A confetti of colorful veggies, hearty black beans, and whole grain quinoa, with zesty Tex-Mex spices and a zing of lime, this 30-minute Mexican Quinoa takes the odds and ends in your pantry and turns them into a one-pan vegetarian feast!
With the exception of a bell pepper (which you can add one, two, or none of), this easy recipe is made nearly entirely of pantry staples.
If the word “pantry staples” makes you quiver by this point, please stay with me.
This recipe is going to taste fresh and lively and not at all like you made it by doing a deep dive into your cabinet, grabbing cans of this and that, stirring them together, and praying for the best (even though shhhh that is exactly what we are going to do, and it’s going to be FANTASTIC).

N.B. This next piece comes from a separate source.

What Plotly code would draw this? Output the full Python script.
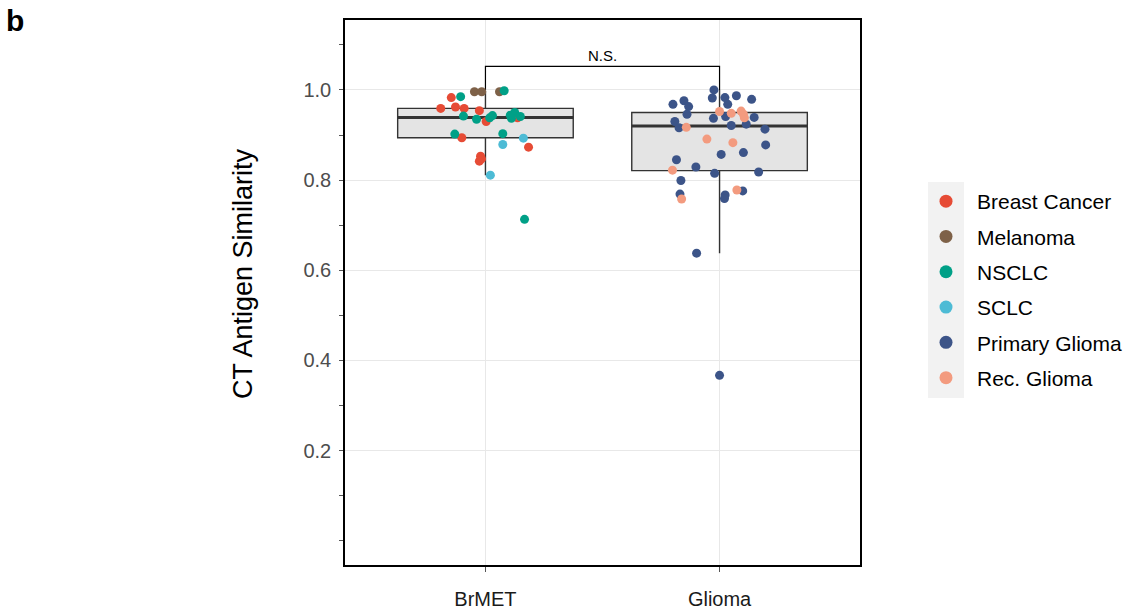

As written, this recipe is vegan, and if you choose to leave it as such, it will be plenty satisfying (just like these addictive Tempeh Tacos). You could pile it into a bowl with avocado for a filling Mexican quinoa bowl.
Or you could eat it the way we do—topped off with a generous handful of cheese and a crispy fried egg for a yummy Mexican quinoa breakfast bowl that I am equally likely to eat for easy lunches and dinners.
I have even more serving ideas for this quick, versatile, and healthy recipe for you below too!
This zesty Mexican quinoa skillet takes about 30 minutes to make. Don’t be surprised when you come back to it over and over, until you’ve tried all the variations.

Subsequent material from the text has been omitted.